Se a reciprocidade for de facto condição para a empatia, o mesmo acontecerá com os visitantes.
Tatiana Macedo (1981)
1989
1989 é um trabalho inédito criado para o Prémio Sonae Media Art e apresenta-se sob a forma de uma instalação vídeo multicanal com som espacializado.
Partindo da minha relação com as imagens e sons captados ao longo dos últimos anos e que constituem o meu arquivo pessoal, bem como de situações semiencenadas filmadas recentemente para esta peça, penso o filme como forma de ensaio expandido, exigindo uma reconfiguração constante do real.
O filme é articulado a partir de uma "geopolítica do saber e do sentir", de forma a colocar em diálogo as questões da subjetividade perceptiva e da sua interação com as estruturas de poder da linguagem e do próprio pensamento.

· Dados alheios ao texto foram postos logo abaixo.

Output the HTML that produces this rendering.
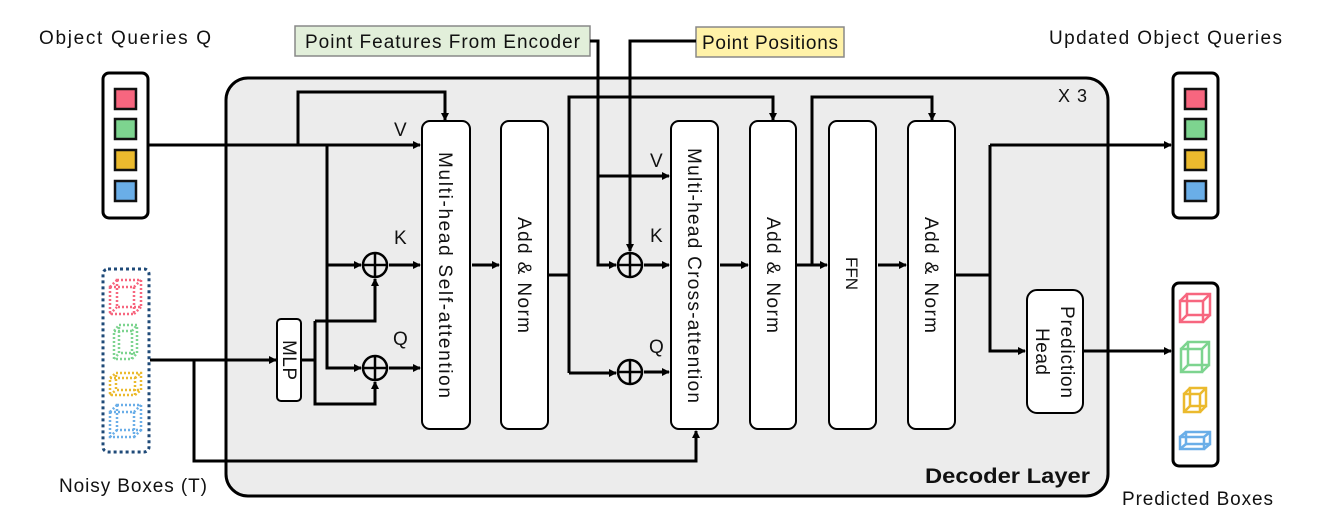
<!DOCTYPE html>
<html><head><meta charset="utf-8"><style>
html,body{margin:0;padding:0;background:#fff}
svg{display:block}
text{font-family:"Liberation Sans",sans-serif;fill:#111}
</style></head><body>
<svg width="1329" height="526" viewBox="0 0 1329 526" xmlns="http://www.w3.org/2000/svg">
<defs>
<marker id="a" markerWidth="8" markerHeight="8" refX="7" refY="4" orient="auto" markerUnits="userSpaceOnUse">
<path d="M0,0 L8,4 L0,8 z" fill="#000"/></marker>
</defs>
<rect x="226" y="78" width="882" height="418" rx="22" fill="#ececec" stroke="#000" stroke-width="3"/>
<text x="1058" y="102" font-size="18" textLength="29" lengthAdjust="spacing">X 3</text>
<text x="925" y="483" font-size="21" font-weight="bold" textLength="165" lengthAdjust="spacingAndGlyphs">Decoder Layer</text>

<text x="39" y="44" font-size="19" textLength="172" lengthAdjust="spacing">Object Queries Q</text>
<text x="59" y="492" font-size="19" textLength="148" lengthAdjust="spacing">Noisy Boxes (T)</text>
<text x="1049" y="44" font-size="19" textLength="233" lengthAdjust="spacing">Updated Object Queries</text>
<text x="1122" y="505" font-size="19" textLength="151" lengthAdjust="spacing">Predicted Boxes</text>
<rect x="295" y="26" width="295" height="30" fill="#e2efda" stroke="#888" stroke-width="1.5"/>
<text x="305" y="48" font-size="19" textLength="275" lengthAdjust="spacing">Point Features From Encoder</text>
<rect x="696" y="27" width="148" height="30" fill="#fff2a8" stroke="#888" stroke-width="1.5"/>
<text x="702" y="49" font-size="19" textLength="136" lengthAdjust="spacing">Point Positions</text>

<g stroke="#000" stroke-width="3">
<rect x="103" y="73" width="45" height="145" rx="6" fill="#fff"/>
<rect x="1173" y="73" width="45" height="145" rx="6" fill="#fff"/>
<rect x="1173" y="283" width="45" height="183" rx="6" fill="#fff"/>
</g>
<g stroke="#111" stroke-width="2.5">
<rect x="115" y="89" width="21" height="20" fill="#f7667f"/>
<rect x="115" y="119" width="21" height="20" fill="#7dd48f"/>
<rect x="115" y="150" width="21" height="20" fill="#ebba2e"/>
<rect x="115" y="181" width="21" height="20" fill="#6aaee8"/>
<rect x="1185" y="89" width="21" height="20" fill="#f7667f"/>
<rect x="1185" y="119" width="21" height="20" fill="#7dd48f"/>
<rect x="1185" y="150" width="21" height="20" fill="#ebba2e"/>
<rect x="1185" y="181" width="21" height="20" fill="#6aaee8"/>
</g>
<rect x="103" y="269" width="46" height="183" rx="5" fill="none" stroke="#1f4a78" stroke-width="3" stroke-dasharray="3,3"/>

<g fill="none" stroke-width="2.5">
<g stroke="#f7667f" stroke-dasharray="2,2"><rect x="110" y="287" width="24" height="27"/><rect x="117" y="280" width="24" height="27"/><path d="M110,287L117,280M134,287L141,280M110,314L117,307M134,314L141,307"/></g>
<g stroke="#7dd48f" stroke-dasharray="2,2"><rect x="114" y="331" width="18" height="28"/><rect x="119" y="325" width="18" height="28"/><path d="M114,331L119,325M132,331L137,325M114,359L119,353M132,359L137,353"/></g>
<g stroke="#ebba2e" stroke-dasharray="2,2"><rect x="110" y="378" width="25" height="17"/><rect x="116" y="373" width="25" height="17"/><path d="M110,378L116,373M135,378L141,373M110,395L116,390M135,395L141,390"/></g>
<g stroke="#6aaee8" stroke-dasharray="2,2"><rect x="110" y="412" width="24" height="25"/><rect x="117" y="405" width="24" height="25"/><path d="M110,412L117,405M134,412L141,405M110,437L117,430M134,437L141,430"/></g>
<g stroke="#f7667f"><rect x="1180" y="301" width="23" height="21"/><rect x="1187" y="294" width="23" height="21"/><path d="M1180,301L1187,294M1203,301L1210,294M1180,322L1187,315M1203,322L1210,315"/></g>
<g stroke="#7dd48f"><rect x="1181" y="349" width="21" height="23"/><rect x="1188" y="342" width="21" height="23"/><path d="M1181,349L1188,342M1202,349L1209,342M1181,372L1188,365M1202,372L1209,365"/></g>
<g stroke="#ebba2e"><rect x="1184" y="394" width="16" height="18"/><rect x="1190" y="388" width="16" height="18"/><path d="M1184,394L1190,388M1200,394L1206,388M1184,412L1190,406M1200,412L1206,406"/></g>
<g stroke="#6aaee8"><rect x="1180" y="437" width="24" height="12"/><rect x="1186" y="432" width="24" height="12"/><path d="M1180,437L1186,432M1204,437L1210,432M1180,449L1186,444M1204,449L1210,444"/></g>
</g>

<g fill="#fff" stroke="#000" stroke-width="2">
<rect x="422" y="121" width="48" height="308" rx="8"/>
<rect x="501" y="121" width="47" height="308" rx="8"/>
<rect x="671" y="121" width="47" height="308" rx="8"/>
<rect x="750" y="121" width="46" height="308" rx="8"/>
<rect x="829" y="121" width="47" height="308" rx="8"/>
<rect x="908" y="121" width="47" height="308" rx="8"/>
<rect x="1027" y="290" width="56" height="123" rx="10"/>
<rect x="277" y="319" width="24" height="82" rx="4"/>
</g>
<g font-size="19">
<text transform="translate(439,152) rotate(90)" textLength="246" lengthAdjust="spacing">Multi-head Self-attention</text>
<text transform="translate(518,217) rotate(90)" textLength="116" lengthAdjust="spacing">Add &amp; Norm</text>
<text transform="translate(688,148) rotate(90)" textLength="255" lengthAdjust="spacing">Multi-head Cross-attention</text>
<text transform="translate(767,217) rotate(90)" textLength="116" lengthAdjust="spacing">Add &amp; Norm</text>
<text transform="translate(846,257) rotate(90)" font-size="17">FFN</text>
<text transform="translate(925,217) rotate(90)" textLength="116" lengthAdjust="spacing">Add &amp; Norm</text>
<text transform="translate(1061,306) rotate(90)" textLength="92" lengthAdjust="spacing">Prediction</text>
<text transform="translate(1036,328) rotate(90)" textLength="47" lengthAdjust="spacing">Head</text>
<text transform="translate(283,340) rotate(90)" textLength="40" lengthAdjust="spacing">MLP</text>
<text x="394" y="136">V</text><text x="394" y="244">K</text><text x="393" y="345">Q</text>
<text x="650" y="167">V</text><text x="650" y="242">K</text><text x="649" y="353">Q</text>
</g>

<g fill="none" stroke="#000" stroke-width="2.5">
<circle cx="375" cy="265" r="12"/><path d="M363,265H387M375,253V277"/>
<circle cx="375" cy="368" r="12"/><path d="M363,368H387M375,356V380"/>
<circle cx="630" cy="265" r="12"/><path d="M618,265H642M630,253V277"/>
<circle cx="630" cy="372" r="12"/><path d="M618,372H642M630,360V384"/>
</g>

<g fill="none" stroke="#000" stroke-width="3" stroke-linejoin="miter">
<path d="M148,145H420" marker-end="url(#a)"/>
<path d="M298,145V92H445V120" marker-end="url(#a)"/>
<path d="M327,145V368H361" marker-end="url(#a)"/>
<path d="M327,265H361" marker-end="url(#a)"/>
<path d="M389,265H420" marker-end="url(#a)"/>
<path d="M389,368H420" marker-end="url(#a)"/>
<path d="M150,360H276" marker-end="url(#a)"/>
<path d="M194,360V461H696V431" marker-end="url(#a)"/>
<path d="M301,360H315"/>
<path d="M315,321V404H375V382" marker-end="url(#a)"/>
<path d="M315,321H375V279" marker-end="url(#a)"/>
<path d="M472,265H499" marker-end="url(#a)"/>
<path d="M548,275H569"/>
<path d="M569,373V97H773V120" marker-end="url(#a)"/>
<path d="M569,373H616" marker-end="url(#a)"/>
<path d="M590,41H598V265H616" marker-end="url(#a)"/>
<path d="M598,176H669" marker-end="url(#a)"/>
<path d="M696,41H630V251" marker-end="url(#a)"/>
<path d="M644,265H669" marker-end="url(#a)"/>
<path d="M644,372H669" marker-end="url(#a)"/>
<path d="M720,265H748" marker-end="url(#a)"/>
<path d="M796,265H827" marker-end="url(#a)"/>
<path d="M812,265V97H932V120" marker-end="url(#a)"/>
<path d="M878,265H906" marker-end="url(#a)"/>
<path d="M955,275H990"/>
<path d="M990,145V351H1025" marker-end="url(#a)"/>
<path d="M990,145H1171" marker-end="url(#a)"/>
<path d="M1083,351H1171" marker-end="url(#a)"/>
</g>
</svg>
</body></html>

Lara é intérprete de conferência há 10 anos. Nasceu em Moçambique, viveu até aos 5 anos na Rodésia e estudou até aos 17 anos na Suazilândia, numa escola conhecida pela sua luta antiapartheid. Filmo-a numa cabine de tradução, lendo o guião que construí. À medida que lê, apercebe-se que o pensamento latente nos textos traduz a sua experiência. A situação inverte-se, o pensamento fronteiriço e a tradução de fronteiras são a sua vida. Tudo é traduzido, até a tradutora. Valores Europeus e Ocidentais universalizantes, são questionados na tradução. “A Europa deve refletir o seu passado (pós)colonial e pós Guerra-Fria. A Ásia faz parte da Europa, e vice-versa.“
Tinha oito anos em 1989, quando presenciei, em direto na TV, a queda do muro de Berlim. “Desde os anos 80 que as imagens difundidas não servem apenas a representação de dado evento, mas são, elas mesmas, catalisadoras de ação”. Esta é uma ideia associada aos “eventos” que levaram à execução de Ceausescu na Roménia em 1989. Em Pequim, milhares de pessoas protestaram e foram mortas no mesmo ano.